I assumed they poured out some water on the ground or something (obviously not over their graves). Incidentally, that makes the whole thing much more creepy to me.

Incidentally, several years ago, a friend of imne was researching his genealogy and discovered that an ancestor of his had been murdered and the murderer had escaped. He said he wanted to avenge his ancestor by getting the Mormons to baptize the murderer, who was French, but would ahve to spend an eternity without coffee, wine or cigarettes.

But in this case, one could say, “well, in my beliefs, pissing on someone’s grave IS a sign of respect. That is how WE baptise someone!” What would be your response there?

:dubious:

That your analogy only holds up if actually happens is that some member of your congregation declares that they are standing in for me, and the other members of your congregation piss on the stand in. :smiley:

More thin-skinned outrage from a special interest group. Toughen up and don’t be so easily offended. Obviously its silly.

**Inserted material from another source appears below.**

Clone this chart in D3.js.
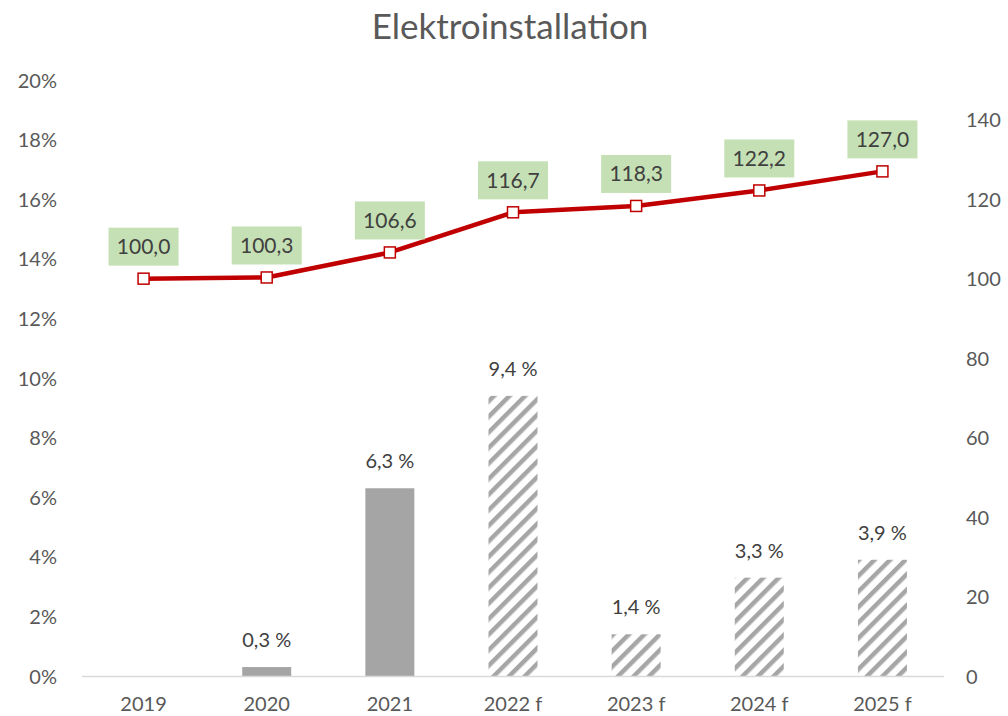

I have a much simpler analogy that may get across exactly how offensive this is.

Fred Phelps appears to believe strongly that telling the world that people are going to hell, at their funeral, will help other people avoid hell in some manner.

Clearly, either he’s right, in which case he may help someone, or he’s wrong, in which case his words mean nothing.

However, he is still one of the world’s grade A assholes.

This is only slightly less offensive, and of the same exact degree of jerkitude.

Am I wrong here? Do Mormons really want to stand at the side of Fred Phelps?

Based on the Church’s support of Prop. 8, they hate fags.

Which special interest group is that?

Well, I have only Wikipedia-level knowledge of what baptism means. “In Christianity, baptism […] is […] the rite of admission […] into the Christian Church generally and also membership of a particular church tradition.”

So I guess they’re not “praying they become Mormon” they’re “conducting a ceremony to admit them into Mormon-dom.” Which is different/better how?

My point was, it’s not someone praying for you to have something you actually want (e.g., good health). It’s someone trying their best (however ineffectual I believe it to be) to force something on you that you don’t want.

Mods: Is calling someone and anti-Semite a ban-able offense?

Jewish people of course.

Hmm. Someone is anti-semitic if they think the Wiesenthal Center is hollering too loud and too often about silly things?

Hopefully you will be warned by a mod for what might as well be a personal attack.